Estão ambos ligados a um passado de abandono, a uma vida de sobressaltos, à margem de afetos e conforto. Luís Pereira, abandonado na infância pela família e a sua cadela Kika, resgatada de um canil, são o mesmo reflexo da vida madrasta que, agora, os tenta separar.
Luís, de 35 anos, ex-toxicodependente, viveu na rua, da generosidade alheia, conviveu com delinquentes e excluídos. Sentiu frio e desalento, mas contou sempre com a companhia da inseparável Kika, a cadela proveniente de uma associação em Santa Maria da Feira que decidiu adotar.
A Kika foi o elo mais forte que Luís encontrou para enfrentar adversidades e, garante o próprio, determinante para o abandono da toxicodependência, que se espera definitivo.
Recentemente resgatado da rua por amigos de uma associação, Luís quer uma nova vida. Deseja trabalhar e ter uma habitação onde possa viver.
Mas as oportunidades para acolher Luís têm excluído, todas elas, a presença de Kika. Condição que não aceita.
"Não é uma hipótese que eu pense aceitar", responde de imediato. "Estava cansado da droga, de amigos falsos e de certas pessoas quando decidi ir buscar a Kika. Tem sido a minha companhia, a minha família e não há palavras que consigam descrever os sentimentos que ela me transmite", justifica.
Luís recorda que, em todas a dificuldades, "ela esteve sempre comigo. Eu não a abandono e ela não me abandona".
Se mais razões fossem necessárias, lembra que, sem a sua amiga, tem "medo de cair novamente na droga".
"Quero muito ir para uma casa e ter um emprego, se possível trabalhar com animais que é das coisas que mais gosto. Mas não aceitarei nada disso se tiver que me separar da Kika", garantiu.
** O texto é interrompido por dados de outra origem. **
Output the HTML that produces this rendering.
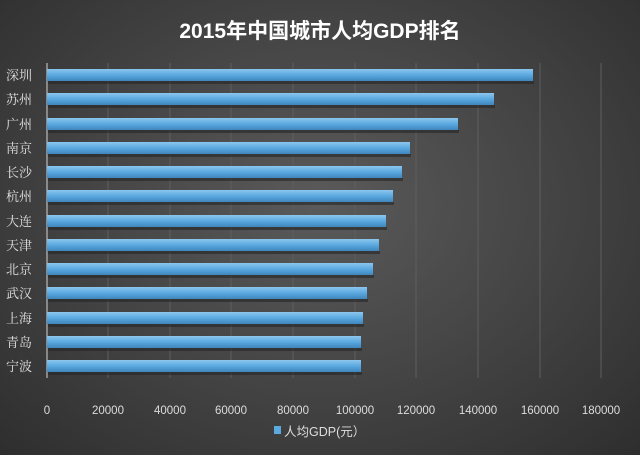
<!DOCTYPE html>
<html><head><meta charset="utf-8"><style>
body{margin:0;width:640px;height:455px;overflow:hidden;background:radial-gradient(ellipse at 50% 45%,#5a5a5a 0%,#474747 45%,#2e2e2e 100%);font-family:"Liberation Sans","Noto Sans CJK SC",sans-serif;}
</style></head><body>
<svg width="640" height="455" xmlns="http://www.w3.org/2000/svg" style="position:absolute;left:0;top:0">
<defs><linearGradient id="b" x1="0" y1="0" x2="0" y2="1"><stop offset="0" stop-color="#8cc6ee"/><stop offset="0.5" stop-color="#5aa9e0"/><stop offset="1" stop-color="#3f86bd"/></linearGradient></defs>
<text x="320" y="38" fill="#fff" font-size="21" font-weight="bold" text-anchor="middle" font-family="Liberation Sans,Noto Sans CJK SC,sans-serif">2015年中国城市人均GDP排名</text>
<g stroke="#5e5e5e" stroke-width="1">
<line x1="108" y1="63" x2="108" y2="378"/><line x1="170" y1="63" x2="170" y2="378"/><line x1="231" y1="63" x2="231" y2="378"/><line x1="293" y1="63" x2="293" y2="378"/><line x1="355" y1="63" x2="355" y2="378"/><line x1="416" y1="63" x2="416" y2="378"/><line x1="478" y1="63" x2="478" y2="378"/><line x1="540" y1="63" x2="540" y2="378"/><line x1="601" y1="63" x2="601" y2="378"/>
</g>
<g fill="#262626" opacity="0.6">
<rect x="48" y="81" width="486" height="3"/><rect x="48" y="105" width="447" height="3"/><rect x="48" y="130" width="411" height="3"/><rect x="48" y="154" width="363" height="3"/><rect x="48" y="178" width="355" height="3"/><rect x="48" y="202" width="346" height="3"/><rect x="48" y="227" width="339" height="3"/><rect x="48" y="251" width="332" height="3"/><rect x="48" y="275" width="326" height="3"/><rect x="48" y="299" width="320" height="3"/><rect x="48" y="324" width="316" height="3"/><rect x="48" y="348" width="314" height="3"/><rect x="48" y="372" width="314" height="3"/>
</g>
<line x1="47" y1="63" x2="47" y2="378" stroke="#bbb" stroke-width="1.2"/>
<g fill="url(#b)">
<rect x="47" y="69" width="486" height="12"/><rect x="47" y="93" width="447" height="12"/><rect x="47" y="118" width="411" height="12"/><rect x="47" y="142" width="363" height="12"/><rect x="47" y="166" width="355" height="12"/><rect x="47" y="190" width="346" height="12"/><rect x="47" y="215" width="339" height="12"/><rect x="47" y="239" width="332" height="12"/><rect x="47" y="263" width="326" height="12"/><rect x="47" y="287" width="320" height="12"/><rect x="47" y="312" width="316" height="12"/><rect x="47" y="336" width="314" height="12"/><rect x="47" y="360" width="314" height="12"/>
</g>
<g fill="#e0e0e0" font-size="13" font-family="Liberation Serif,Noto Serif CJK SC,serif" text-anchor="end">
<text x="32" y="80">深圳</text><text x="32" y="104">苏州</text><text x="32" y="129">广州</text><text x="32" y="153">南京</text><text x="32" y="177">长沙</text><text x="32" y="201">杭州</text><text x="32" y="226">大连</text><text x="32" y="250">天津</text><text x="32" y="274">北京</text><text x="32" y="298">武汉</text><text x="32" y="323">上海</text><text x="32" y="347">青岛</text><text x="32" y="371">宁波</text>
</g>
<g fill="#ddd" font-size="11.5" text-anchor="middle">
<text x="47" y="414">0</text><text x="108" y="414">20000</text><text x="170" y="414">40000</text><text x="231" y="414">60000</text><text x="293" y="414">80000</text><text x="355" y="414">100000</text><text x="416" y="414">120000</text><text x="478" y="414">140000</text><text x="540" y="414">160000</text><text x="601" y="414">180000</text>
</g>
<rect x="274" y="426" width="7" height="8" fill="#5aa9e0"/>
<text x="284" y="436" fill="#ddd" font-size="12.5">人均GDP(元）</text>
</svg>
</body></html>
A pressão de um grupo de amigos dedicados ao voluntariado, junto das entidades de cariz social, resultou na colocação temporária de Luís e a sua cadela numa pensão da cidade da Feira.
Contudo, foi já sensibilizado para o facto de não poder levar Kika para uma instituição que o acolha.
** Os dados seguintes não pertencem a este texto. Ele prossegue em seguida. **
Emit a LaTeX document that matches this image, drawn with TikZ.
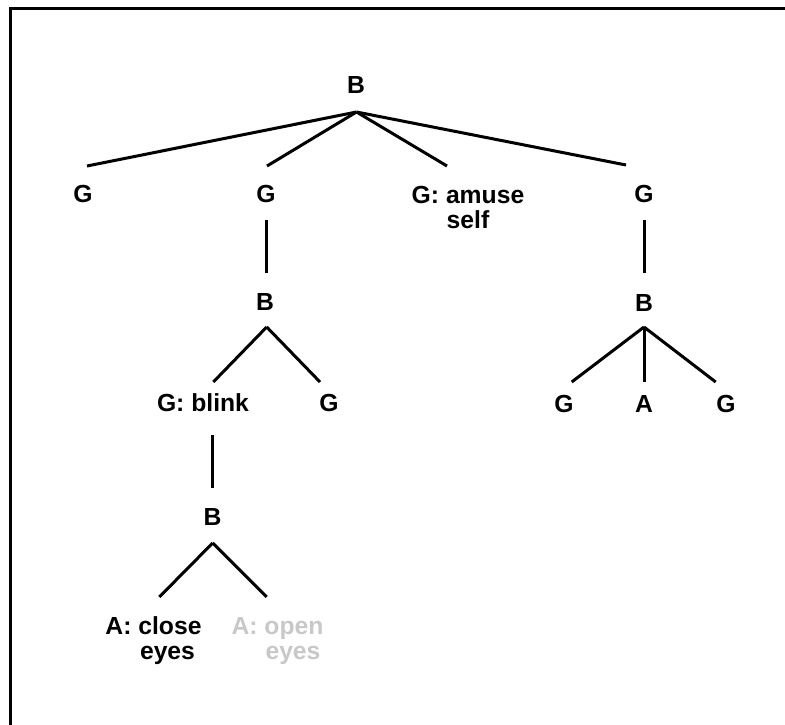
\documentclass[tikz,border=0pt]{standalone}
\usepackage{fontspec}
\setmainfont{Liberation Sans}
\definecolor{faded}{RGB}{200,200,200}
\tikzset{
  lbl/.style={inner sep=0pt, anchor=base, font=\fontsize{24.7}{25}\selectfont\bfseries},
  edge/.style={line width=3pt, line cap=butt},
  frame/.style={line width=3pt}
}
\begin{document}
\begin{tikzpicture}[x=1pt,y=-1pt]
  \useasboundingbox (0,0) rectangle (785,724);
  \begin{scope}
    \clip (0,0) rectangle (785,724);
    \draw[frame] (10.5,8) rectangle (820,760);
  \end{scope}

  % labels
  \node[lbl] (root) at (356,93) {B};
  \node[lbl] (g1) at (83,202) {G};
  \node[lbl] (g2) at (266,202) {G};
  \node[lbl] (amuse) at (468,203) {\begin{tabular}[t]{@{}c@{}}G: amuse\\self\end{tabular}};
  \node[lbl] (g4) at (644,202) {G};
  \node[lbl] (b2) at (265,310) {B};
  \node[lbl] (b4) at (644,311) {B};
  \node[lbl] (blink) at (203,411) {G: blink};
  \node[lbl] (g5) at (329,411) {G};
  \node[lbl] (g6) at (564,412) {G};
  \node[lbl] (a1) at (644,412) {A};
  \node[lbl] (g7) at (726,412) {G};
  \node[lbl] (b5) at (212.5,525) {B};
  \node[lbl] (close) at (153.5,634)
    {\begin{tabular}[t]{@{}c@{}}A: close\\\hspace*{28pt}eyes\end{tabular}};
  \node[lbl, text=faded] (open) at (277.5,634)
    {\begin{tabular}[t]{@{}c@{}}A: open\\\hspace*{31pt}eyes\end{tabular}};

  % connector end points
  \coordinate (rootfoot) at (356.5,112);
  \coordinate (g1head) at (87,166);
  \coordinate (g2head) at (267,166);
  \coordinate (amusehead) at (447,166);
  \coordinate (g4head) at (626,165);
  \coordinate (g2foot) at (266.5,220);
  \coordinate (b2head) at (266.5,273);
  \coordinate (b2foot) at (266.7,327);
  \coordinate (blinkhead) at (213.3,382);
  \coordinate (g5head) at (320,382);
  \coordinate (g4foot) at (644,220);
  \coordinate (b4head) at (644,273);
  \coordinate (b4foot) at (644,327);
  \coordinate (g6head) at (571.7,382);
  \coordinate (a1head) at (644,382);
  \coordinate (g7head) at (715.7,382);
  \coordinate (blinkfoot) at (212.7,435);
  \coordinate (b5head) at (212.7,488);
  \coordinate (b5foot) at (212.7,543);
  \coordinate (closehead) at (159.3,597);
  \coordinate (openhead) at (266.7,597);

  % connectors
  \draw[edge] (rootfoot) -- (g1head);
  \draw[edge] (rootfoot) -- (g2head);
  \draw[edge] (rootfoot) -- (amusehead);
  \draw[edge] (rootfoot) -- (g4head);
  \draw[edge] (g2foot) -- (b2head);
  \draw[edge] (b2foot) -- (blinkhead);
  \draw[edge] (b2foot) -- (g5head);
  \draw[edge] (g4foot) -- (b4head);
  \draw[edge] (b4foot) -- (g6head);
  \draw[edge] (b4foot) -- (a1head);
  \draw[edge] (b4foot) -- (g7head);
  \draw[edge] (blinkfoot) -- (b5head);
  \draw[edge] (b5foot) -- (closehead);
  \draw[edge] (b5foot) -- (openhead);
\end{tikzpicture}
\end{document}
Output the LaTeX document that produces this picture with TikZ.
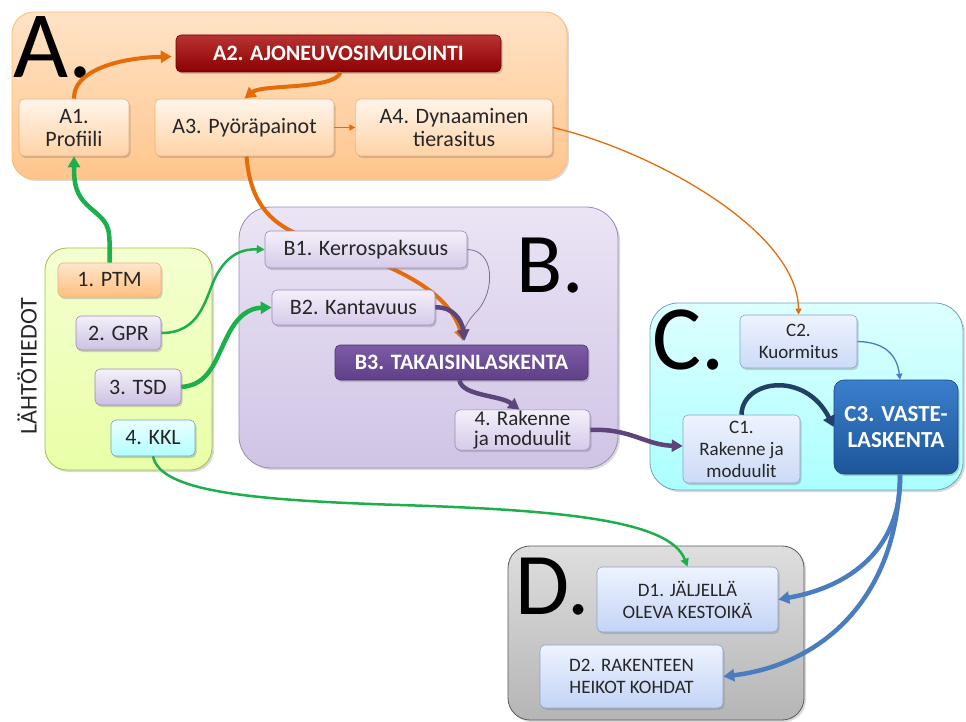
\documentclass[tikz,border=0pt]{standalone}
\usepackage{fontspec}
\setmainfont{Carlito}
\usepackage{tikz}
\usetikzlibrary{positioning, arrows.meta, shadows}

\definecolor{arrorange}{HTML}{E46C0A}
\definecolor{arrgreen}{HTML}{1DAF4B}
\definecolor{arrpurple}{HTML}{5C4679}
\definecolor{arrblue}{HTML}{4A7DBF}
\definecolor{arrnavy}{HTML}{223F66}
\definecolor{lavtop}{HTML}{F4F0FA}
\definecolor{lavbot}{HTML}{D6CAEA}
\definecolor{lavline}{HTML}{9A8BB8}
\definecolor{skytop}{HTML}{EEF3FE}
\definecolor{skybot}{HTML}{C3D4F6}
\definecolor{skyline}{HTML}{8BA3D0}
\definecolor{vastetop}{HTML}{3B7FCC}
\definecolor{vastebot}{HTML}{1D5699}
\definecolor{takatop}{HTML}{7C5CA6}
\definecolor{takabot}{HTML}{5E3F88}

\pgfdeclarelayer{background}
\pgfdeclarelayer{mid}
\pgfsetlayers{background,mid,main}

\tikzset{
>={Triangle[length=11pt,width=12pt]}, % head of the thick arrows
sz/.style 2 args={minimum width=#1pt, minimum height=#2pt}, % box size as in the picture
txt/.style={font=\fontsize{22}{23}\selectfont, text=black!85}, % normal box text
smalltxt/.style={font=\fontsize{19}{22}\selectfont, text=black!85}, % text in the C and D boxes
area/.style={rounded corners=22pt, draw, line width=0.8pt, drop shadow={shadow xshift=2pt, shadow yshift=-2pt, opacity=0.3}}, % the big lettered areas
inbox/.style={rounded corners=5pt, draw, line width=0.6pt, align=center, inner sep=1pt, txt, drop shadow={shadow xshift=1.5pt, shadow yshift=-2pt, opacity=0.35}}, % small boxes inside the areas
hibox/.style={inbox, text=white, font=\bfseries\fontsize{22}{24}\selectfont}, % the main step of an area
boxA/.style={inbox, top color=orange!8, bottom color=orange!35!white, draw=orange!45!brown!60},
boxB/.style={inbox, top color=lavtop, bottom color=lavbot, draw=lavline},
boxC/.style={inbox, smalltxt, top color=skytop, bottom color=skybot!85, draw=skyline},
boxD/.style={inbox, smalltxt, top color=skytop, bottom color=skybot, draw=skyline},
letter/.style={font=\fontsize{#1}{#1}\selectfont, inner sep=0pt, anchor=base west}, % A. B. C. D.
bigarrow/.style={->, line width=4.5pt},
midarrow/.style={-{Triangle[length=8pt,width=8pt]}, line width=2.5pt},
smallarrow/.style={-{Triangle[length=6pt,width=6pt]}, line width=1.3pt},
}

\begin{document}
\begin{tikzpicture}[x=1pt, y=-1pt]
\useasboundingbox (0,0) rectangle (966,722);

% areas
\begin{pgfonlayer}{background}
\node[area, sz={555}{167}, top color=orange!22, bottom color=orange!45!white, draw=orange!55] (areaA) at (289.5,95.5) {};
\node[area, sz={167}{222}, top color=lime!18, bottom color=lime!35!white, draw=lime!50!gray] (areaL) at (128.5,359) {};
\node[area, rounded corners=32pt, sz={379}{261}, top color=lavtop!70!lavbot, bottom color=lavbot!90!lavline, draw=lavline] (areaB) at (428.5,337.5) {};
\node[area, rounded corners=28pt, sz={313}{187}, top color=cyan!13, bottom color=cyan!33, draw=cyan!45!gray] (areaC) at (806.5,396.5) {};
\node[area, sz={296}{174}, top color=black!13, bottom color=black!29, draw=black!65] (areaD) at (656,633) {};
\end{pgfonlayer}

\node[letter=95] (letA) at (13,78) {A.};
\node[letter=85] (letB) at (516,292) {B.};
\node[letter=92] (letC) at (652,369) {C.};
\node[letter=88] (letD) at (515,614) {D.};
\node[txt, font=\fontsize{24}{24}\selectfont, rotate=90] (lahto) at (27,366) {LÄHTÖTIEDOT};

% A
\node[hibox, sz={325}{37}, top color=red!65!black!80, bottom color=red!55!black, draw=red!45!black] (a2) at (338.5,53.5) {A2. AJONEUVOSIMULOINTI};
\node[boxA, sz={110}{57}] (a1) at (74,127.5) {A1.\\Profiili};
\node[boxA, sz={179}{57}] (a3) at (244.5,127.5) {A3. Pyöräpainot};
\node[boxA, sz={197}{57}, right=21pt of a3] (a4) {A4. Dynaaminen\\tierasitus};

% input data
\node[boxA, sz={103}{34}, top color=orange!20, bottom color=orange!50!white] (ptm) at (109.5,280) {1. PTM};
\node[boxB, sz={85}{34}, bottom color=lavbot!85!lavline] (gpr) at (118.5,333) {2. GPR};
\node[boxB, sz={86}{36}, bottom color=lavbot!85!lavline] (tsd) at (138,387) {3. TSD};
\node[inbox, sz={84}{36}, top color=cyan!8, bottom color=cyan!30, draw=cyan!45!gray] (kkl) at (153,438) {4. KKL};

% B
\node[boxB, sz={202}{37}] (b1) at (366,249.5) {B1. Kerrospaksuus};
\node[boxB, sz={163}{35}] (b2) at (353.5,307.5) {B2. Kantavuus};
\node[hibox, sz={253}{35}, top color=takatop, bottom color=takabot, draw=takabot!80!black] (b3) at (461.5,362.5) {B3. TAKAISINLASKENTA};
\node[boxB, sz={135}{40}, font=\fontsize{21}{20}\selectfont] (b4) at (522.5,430) {4. Rakenne\\ja moduulit};

% C
\node[boxC, sz={117}{68}] (c1) at (741.5,449) {C1.\\Rakenne ja\\moduulit};
\node[boxC, sz={117}{53}] (c2) at (798.5,341.5) {C2.\\Kuormitus};
\node[hibox, rounded corners=10pt, sz={124}{94}, font=\bfseries\fontsize{23}{26}\selectfont, top color=vastetop, bottom color=vastebot, draw=vastebot!80!black] (c3) at (896,427) {C3. VASTE-\\LASKENTA};

% D
\node[boxD, sz={181}{65}] (d1) at (687.5,599.5) {D1. JÄLJELLÄ\\OLEVA KESTOIKÄ};
\node[boxD, sz={183}{63}] (d2) at (631.5,676.5) {D2. RAKENTEEN\\HEIKOT KOHDAT};

% orange line runs behind B1
\begin{pgfonlayer}{mid}
\draw[bigarrow, line width=4pt, arrorange] ([xshift=2pt]a3.south) .. controls (250,200) and (268,222) .. (300,235) .. controls (395,264) and (448,290) .. ([xshift=2pt,yshift=4pt]b3.north);
\end{pgfonlayer}

% arrows
\draw[bigarrow, line width=4pt, arrorange] (a1.north) .. controls (73,72) and (115,58) .. ([xshift=-4pt,yshift=-3pt]a2.west);
\draw[bigarrow, line width=4pt, arrorange] ([xshift=2pt]a2.south) .. controls (335,90) and (262,84) .. (a3.north);
\draw[smallarrow, arrorange] (a3) -- (a4);
\draw[smallarrow, arrorange] (a4.east) .. controls (650,150) and (798,230) .. (c2.north);

\draw[bigarrow, arrgreen] (ptm.north) .. controls (110,228) and (110,225) .. (95,212) .. controls (78,198) and (74,190) .. (a1.south);
\draw[midarrow, arrgreen] (gpr.east) .. controls (200,333) and (205,300) .. (215,278) .. controls (228,252) and (245,249) .. (b1.west);
\draw[bigarrow, arrgreen] (tsd.east) .. controls (210,385) and (215,360) .. (228,335) .. controls (238,315) and (250,308) .. (b2.west);
\draw[midarrow, arrgreen] (kkl.south) .. controls (160,490) and (240,500) .. (400,505) .. controls (560,510) and (670,520) .. (d1.north);

\draw[smallarrow, line width=0.8pt, lavline!80!black] (b1.east) .. controls (495,250) and (495,290) .. (478,310) .. controls (468,320) and (464,328) .. ([xshift=1pt,yshift=4pt]b3.north);
\draw[bigarrow, arrpurple] (b2.east) .. controls (452,306) and (462,320) .. ([xshift=3pt,yshift=4pt]b3.north);
\draw[bigarrow, arrpurple] ([xshift=-2pt]b3.south) .. controls (462,396) and (500,395) .. ([xshift=-3pt]b4.north);
\draw[bigarrow, arrpurple] (b4.east) .. controls (630,428) and (645,445) .. ([yshift=3pt]c1.west);

\draw[bigarrow, arrnavy] (c1.north) .. controls (742,380) and (805,370) .. (c3.west);
\draw[smallarrow, arrblue] (c2.east) .. controls (885,342) and (897,355) .. ([xshift=4pt]c3.north);
\draw[bigarrow, arrblue] ([xshift=4pt]c3.south) .. controls (902,540) and (860,585) .. (d1.east);
\draw[bigarrow, arrblue] ([xshift=4pt]c3.south) .. controls (898,600) and (820,665) .. (d2.east);
\end{tikzpicture}
\end{document}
"Não entendo como há instituições, algumas até de cariz religioso, que consigam deixar no abandono os animais, separando-os das pessoas às quais estão habituados. Não me parece justo", explicou.
Enquanto espera que seja encontrada uma solução para o futuro dos dois, Luís tenta que a sua exposição pública possa alertar e sensibilizar consciências.
"Não é só pela Kika e por mim que luto. É também por outros animais e outras pessoas que passam pela mesma situação e que deviam merecer mais atenção e serem ajudadas", concluiu.
"Coração na Rua" procura emprego e habitação
O grupo de amigos voluntários que constituem o "Coração na Rua" ajudou Luís a conseguir abrigo temporário e continua a fornecer parte da alimentação que este precisa. Agora, procura habitação e trabalho.
"O Luís quer mudar de vida, trabalhar e não ser vitimizado. O Estado não pode deixar de acompanhar um sem-abrigo, só porque este tem um animal de estimação, nem impedir que seja alvo de uma recuperação se o animal for um elemento importante nessa fase", considerou Ivo Gomes, do "Coração na Rua".